To fund expansion efforts, the government imposed numerous taxes on the citizens of the empire, including the colonies. While initial increases in taxes were accepted, following the passage of the Acts, American resistance to growing taxation began to fester. Scotland enjoyed representation in the government of Great Britain, but the colonies helping to fund expansion did not have the same voice.
The combination of greater freedom from oversight and increasing tax burdens set the stage for dissatisfaction in the American colonies. Having enjoyed self-government for some time, the assemblies governing the colonies considered increasing taxes burdensome. While the dissatisfaction would not spark a full-scale rebellion for some time, the seeds of dissent were planted and the stage was set for the growing independence of the American colonies.

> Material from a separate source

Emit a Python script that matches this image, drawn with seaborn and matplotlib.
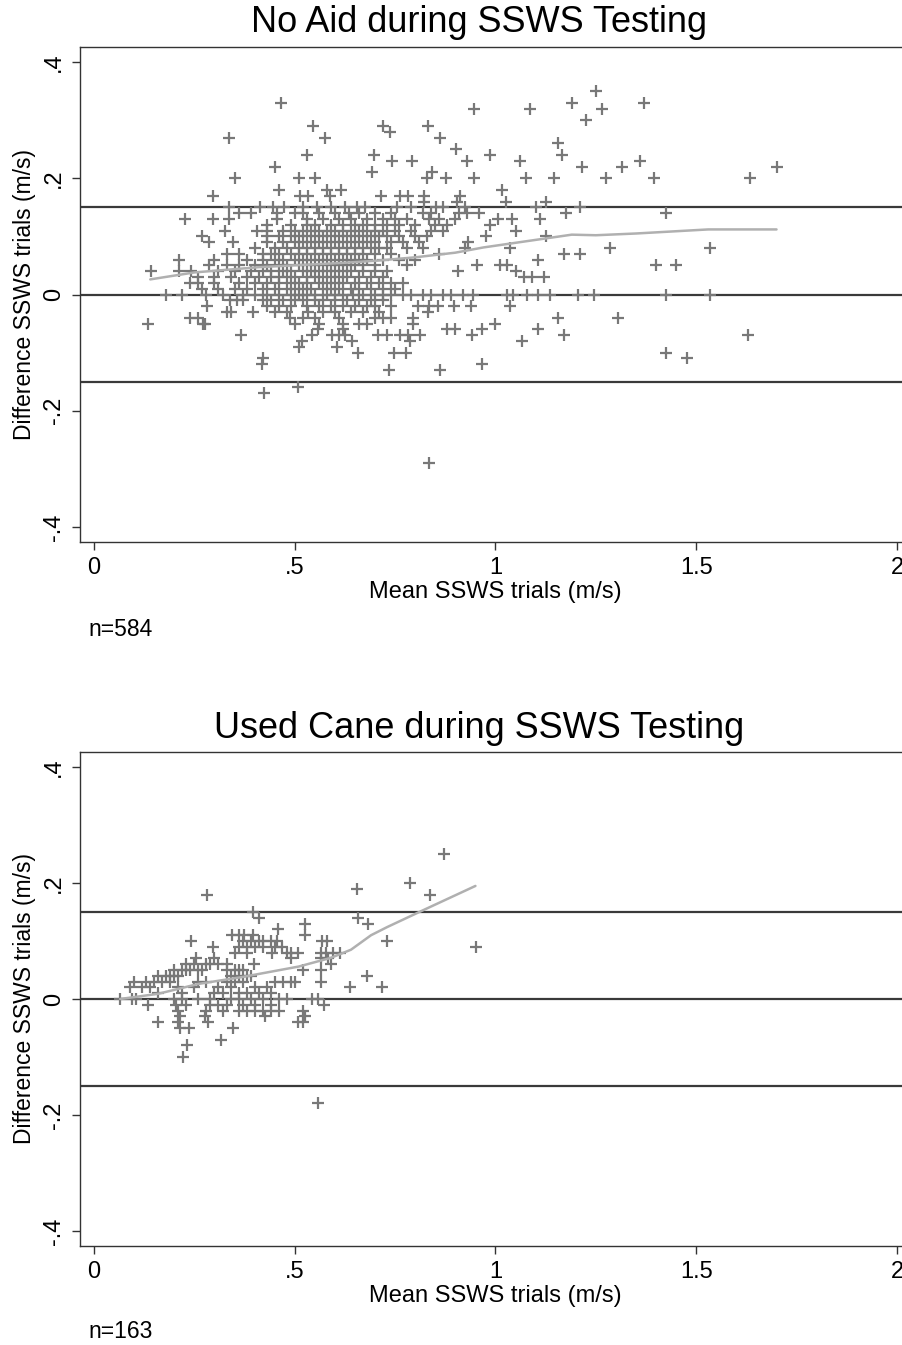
import numpy as np
import pandas as pd
import matplotlib
matplotlib.use("Agg")
import matplotlib.pyplot as plt
import seaborn as sns

# ---- data (diff value -> list of mean values) ----
noaid_rows = [
    (0.35, [1.25]),
    (0.33, [0.465, 1.19, 1.37]),
    (0.32, [0.946, 1.086, 1.265]),
    (0.30, [1.225]),
    (0.29, [0.545, 0.72, 0.833]),
    (0.28, [0.737]),
    (0.27, [0.335, 0.575, 0.862]),
    (0.26, [1.156]),
    (0.25, [0.902]),
    (0.24, [0.53, 0.697, 0.986, 1.166]),
    (0.23, [0.741, 0.793, 0.93, 1.061, 1.36]),
    (0.22, [0.45, 1.215, 1.314, 1.702]),
    (0.21, [0.693, 0.841]),
    (0.20, [0.35, 0.51, 0.55, 0.829, 0.877, 0.946, 1.076, 1.146, 1.275, 1.395, 1.634]),
    (0.18, [0.461, 0.58, 0.614, 1.015]),
    (0.17, [0.296, 0.513, 0.532, 0.588, 0.714, 0.762, 0.783, 0.822, 0.911]),
    (0.16, [0.822, 0.903, 1.026, 1.126]),
    (0.15, [0.335, 0.413, 0.447, 0.472, 0.52, 0.555, 0.59, 0.625, 0.655, 0.675,
            0.754, 0.79, 0.853, 0.87, 0.924, 1.1, 1.21]),
    (0.14, [0.36, 0.39, 0.455, 0.50, 0.52, 0.56, 0.60, 0.635, 0.66, 0.70, 0.74,
            0.82, 0.84, 0.91, 0.93, 0.96, 1.176, 1.424]),
    (0.13, [0.227, 0.296, 0.335, 0.455, 0.53, 0.57, 0.61, 0.64, 0.68, 0.72, 0.75,
            0.78, 0.835, 0.86, 0.90, 1.007, 1.04, 1.111]),
    (0.12, [0.43, 0.49, 0.53, 0.55, 0.59, 0.62, 0.65, 0.67, 0.70, 0.73, 0.76,
            0.80, 0.85, 0.88, 0.986]),
    (0.11, [0.325, 0.405, 0.43, 0.47, 0.50, 0.52, 0.54, 0.56, 0.58, 0.60, 0.62,
            0.64, 0.66, 0.68, 0.70, 0.72, 0.75, 0.79, 0.84, 0.87, 1.051]),
    (0.10, [0.268, 0.43, 0.461, 0.49, 0.51, 0.53, 0.55, 0.57, 0.59, 0.61, 0.63,
            0.65, 0.67, 0.69, 0.71, 0.73, 0.76, 0.80, 0.83, 0.976, 1.127]),
    (0.09, [0.286, 0.347, 0.43, 0.47, 0.50, 0.52, 0.54, 0.56, 0.58, 0.60, 0.62,
            0.64, 0.66, 0.68, 0.70, 0.74, 0.77, 0.81, 0.932]),
    (0.08, [0.40, 0.45, 0.48, 0.51, 0.53, 0.55, 0.57, 0.59, 0.61, 0.63, 0.65,
            0.67, 0.69, 0.71, 0.73, 0.78, 0.82, 0.924, 1.036, 1.285, 1.534]),
    (0.07, [0.33, 0.36, 0.42, 0.44, 0.46, 0.49, 0.51, 0.53, 0.55, 0.57, 0.59,
            0.61, 0.63, 0.65, 0.67, 0.70, 0.74, 0.86, 1.171, 1.21]),
    (0.06, [0.212, 0.30, 0.38, 0.42, 0.45, 0.47, 0.50, 0.52, 0.54, 0.56, 0.58,
            0.60, 0.62, 0.64, 0.66, 0.68, 0.72, 0.76, 0.80, 1.107]),
    (0.05, [0.286, 0.33, 0.36, 0.40, 0.43, 0.46, 0.48, 0.51, 0.53, 0.55, 0.57,
            0.59, 0.61, 0.63, 0.65, 0.67, 0.70, 0.78, 0.953, 1.011, 1.028, 1.40, 1.45]),
    (0.04, [0.141, 0.212, 0.242, 0.31, 0.35, 0.39, 0.42, 0.44, 0.47, 0.49, 0.52,
            0.54, 0.56, 0.58, 0.60, 0.62, 0.64, 0.67, 0.70, 0.73, 0.907, 1.05]),
    (0.03, [0.26, 0.30, 0.34, 0.38, 0.41, 0.44, 0.46, 0.48, 0.50, 0.53, 0.55,
            0.57, 0.59, 0.61, 0.63, 0.66, 0.69, 0.72, 1.07, 1.09, 1.12]),
    (0.02, [0.239, 0.26, 0.30, 0.36, 0.40, 0.43, 0.46, 0.49, 0.51, 0.53, 0.56,
            0.58, 0.60, 0.62, 0.65, 0.68, 0.71, 0.74, 0.77]),
    (0.01, [0.27, 0.31, 0.35, 0.38, 0.42, 0.45, 0.48, 0.50, 0.52, 0.54, 0.57,
            0.59, 0.61, 0.64, 0.66, 0.69, 0.72, 0.75]),
    (0.00, [0.18, 0.22, 0.28, 0.32, 0.37, 0.40, 0.43, 0.46, 0.49, 0.51, 0.53,
            0.55, 0.58, 0.60, 0.62, 0.646, 0.67, 0.70, 0.72, 0.74, 0.77, 0.79,
            0.82, 0.84, 0.87, 0.89, 0.92, 0.945, 1.028, 1.044, 1.078, 1.107,
            1.136, 1.206, 1.245, 1.424, 1.534]),
    (-0.01, [0.339, 0.355, 0.372, 0.42, 0.44, 0.47, 0.50, 0.52, 0.55, 0.57,
             0.60, 0.63, 0.66, 0.69, 0.72]),
    (-0.02, [0.281, 0.43, 0.46, 0.49, 0.53, 0.56, 0.59, 0.62, 0.65, 0.68, 0.70,
             0.74, 0.808, 0.834, 0.858, 0.897, 0.938, 1.036]),
    (-0.03, [0.33, 0.34, 0.397, 0.45, 0.48, 0.534, 0.57, 0.60, 0.64, 0.67, 0.71, 0.833]),
    (-0.04, [0.239, 0.26, 0.488, 0.52, 0.55, 0.609, 0.70, 0.72, 0.74, 0.795, 1.156, 1.306]),
    (-0.05, [0.135, 0.272, 0.276, 0.50, 0.56, 0.62, 0.66, 0.68, 0.795, 1.0]),
    (-0.06, [0.559, 0.62, 0.878, 0.899, 0.967, 1.107]),
    (-0.07, [0.366, 0.542, 0.592, 0.609, 0.625, 0.708, 0.729, 0.762, 0.783,
             0.812, 0.942, 1.171, 1.628]),
    (-0.08, [0.517, 0.642, 0.787, 1.067]),
    (-0.09, [0.51, 0.604]),
    (-0.10, [0.658, 0.748, 0.777, 1.424]),
    (-0.11, [0.42, 1.478]),
    (-0.12, [0.418, 0.967]),
    (-0.13, [0.735, 0.862]),
    (-0.16, [0.509]),
    (-0.17, [0.423]),
    (-0.29, [0.835]),
]

cane_rows = [
    (0.25, [0.872]),
    (0.20, [0.787]),
    (0.19, [0.654]),
    (0.18, [0.281, 0.837]),
    (0.15, [0.395]),
    (0.14, [0.412, 0.658]),
    (0.13, [0.525, 0.683]),
    (0.12, [0.459]),
    (0.11, [0.343, 0.36, 0.374, 0.395, 0.525]),
    (0.10, [0.241, 0.37, 0.39, 0.41, 0.42, 0.44, 0.455, 0.567, 0.58, 0.729]),
    (0.09, [0.297, 0.36, 0.38, 0.40, 0.42, 0.45, 0.467, 0.952]),
    (0.08, [0.351, 0.38, 0.444, 0.48, 0.49, 0.507, 0.566, 0.578, 0.595, 0.612]),
    (0.07, [0.254, 0.30, 0.49, 0.566, 0.583]),
    (0.06, [0.23, 0.25, 0.28, 0.29, 0.31, 0.33, 0.398, 0.59]),
    (0.05, [0.20, 0.22, 0.23, 0.24, 0.26, 0.27, 0.33, 0.35, 0.36, 0.37, 0.52, 0.566]),
    (0.04, [0.16, 0.18, 0.19, 0.20, 0.21, 0.34, 0.36, 0.38, 0.39, 0.679]),
    (0.03, [0.10, 0.13, 0.15, 0.17, 0.19, 0.26, 0.28, 0.33, 0.35, 0.37, 0.45,
            0.47, 0.49, 0.50, 0.566]),
    (0.02, [0.09, 0.12, 0.14, 0.21, 0.25, 0.31, 0.34, 0.40, 0.43, 0.638, 0.718]),
    (0.01, [0.16, 0.22, 0.30, 0.32, 0.36, 0.38, 0.41, 0.44]),
    (0.00, [0.065, 0.095, 0.105, 0.20, 0.22, 0.26, 0.29, 0.34, 0.36, 0.39, 0.42,
            0.46, 0.48, 0.542, 0.558]),
    (-0.01, [0.135, 0.205, 0.23, 0.29, 0.31, 0.33, 0.37, 0.40, 0.44, 0.573]),
    (-0.02, [0.21, 0.28, 0.32, 0.36, 0.38, 0.40, 0.42, 0.44, 0.46, 0.521]),
    (-0.03, [0.215, 0.277, 0.426, 0.525]),
    (-0.04, [0.16, 0.21, 0.285, 0.509, 0.52]),
    (-0.05, [0.214, 0.236, 0.345]),
    (-0.07, [0.315]),
    (-0.08, [0.231]),
    (-0.10, [0.221]),
    (-0.18, [0.559]),
]

# lowess curves
noaid_lowess_x = [0.14, 0.25, 0.41, 0.52, 0.61, 0.70, 0.80, 0.90, 0.97, 1.08, 1.19, 1.25, 1.35, 1.53, 1.70]
noaid_lowess_y = [0.026, 0.038, 0.047, 0.051, 0.054, 0.058, 0.064, 0.072, 0.081, 0.092, 0.103, 0.102, 0.105, 0.112, 0.112]
cane_lowess_x = [0.065, 0.16, 0.26, 0.37, 0.51, 0.59, 0.64, 0.69, 0.73, 0.81, 0.95]
cane_lowess_y = [0.0, 0.009, 0.026, 0.038, 0.056, 0.071, 0.085, 0.110, 0.124, 0.150, 0.195]

limits = [-0.15, 0.0, 0.15]
panel_titles = ["No Aid during SSWS Testing", "Used Cane during SSWS Testing"]
panel_notes = ["n=584", "n=163"]
x_ticks = [0, 0.5, 1, 1.5, 2]
x_ticklabels = ["0", ".5", "1", "1.5", "2"]
y_ticks = [-0.4, -0.2, 0, 0.2, 0.4]
y_ticklabels = ["-.4", "-.2", "0", ".2", ".4"]


def rows_to_frame(rows):
    mean, diff = [], []
    for d, xs in rows:
        mean.extend(xs)
        diff.extend([d] * len(xs))
    return pd.DataFrame({"mean": mean, "diff": diff})


sns.set_theme(style="white")
plt.rcParams["font.family"] = ["Liberation Sans", "DejaVu Sans"]
plt.rcParams["text.color"] = "black"
plt.rcParams["axes.labelcolor"] = "black"
plt.rcParams["xtick.color"] = "black"
plt.rcParams["ytick.color"] = "black"

fig = plt.figure(figsize=(9.03, 13.45), dpi=100)
ax_top = fig.add_axes([80 / 903, 1 - 542 / 1345, 831 / 903, 495 / 1345])
ax_bot = fig.add_axes([80 / 903, 1 - 1246 / 1345, 831 / 903, 494 / 1345])

panels = [
    (ax_top, rows_to_frame(noaid_rows), noaid_lowess_x, noaid_lowess_y, 22, 630),
    (ax_bot, rows_to_frame(cane_rows), cane_lowess_x, cane_lowess_y, 728, 1332),
]

for i, (ax, df, lx, ly, title_y, note_y) in enumerate(panels):
    for lim in limits:
        ax.axhline(lim, color="#3a3a3a", lw=1.6, zorder=1)
    sns.scatterplot(data=df, x="mean", y="diff", marker="+", s=85,
                    color="#787878", linewidth=1.6, ax=ax, zorder=3)
    sns.lineplot(x=lx, y=ly, color="#b0b0b0", lw=1.8, ax=ax, zorder=4)

    ax.set_xlim(-0.035, 2.035)
    ax.set_ylim(-0.426, 0.426)
    ax.set_xticks(x_ticks)
    ax.set_xticklabels(x_ticklabels, fontsize=17)
    ax.set_yticks(y_ticks)
    ax.set_yticklabels(y_ticklabels, fontsize=17, rotation=90, va="center")
    ax.tick_params(axis="both", direction="out", length=6, width=1,
                   color="#333333", pad=5, left=True, bottom=True)
    ax.set_xlabel("Mean SSWS trials (m/s)", fontsize=17, labelpad=1)
    ax.set_ylabel("Difference SSWS trials (m/s)", fontsize=16.5, labelpad=5)
    for sp in ax.spines.values():
        sp.set_color("#333333")
        sp.set_linewidth(1.0)

    fig.text(479 / 903, 1 - title_y / 1345, panel_titles[i], fontsize=26,
             ha="center", va="center")
    fig.text(88 / 903, 1 - note_y / 1345, panel_notes[i], fontsize=16.5,
             ha="left", va="center")

fig.savefig("out.png", dpi=100, facecolor="white")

While the Acts of Union stabilized the governments of England and Scotland and led to significant changes in Europe, the effects on American colonies were more subtle and long-ranging. With English attention focused on relationships at home and on other expansion efforts, the colonies began to grow more and more self-sufficient and self-governing. As a result, colonial America became less tolerant of English demands and began to think of itself as an independent nation.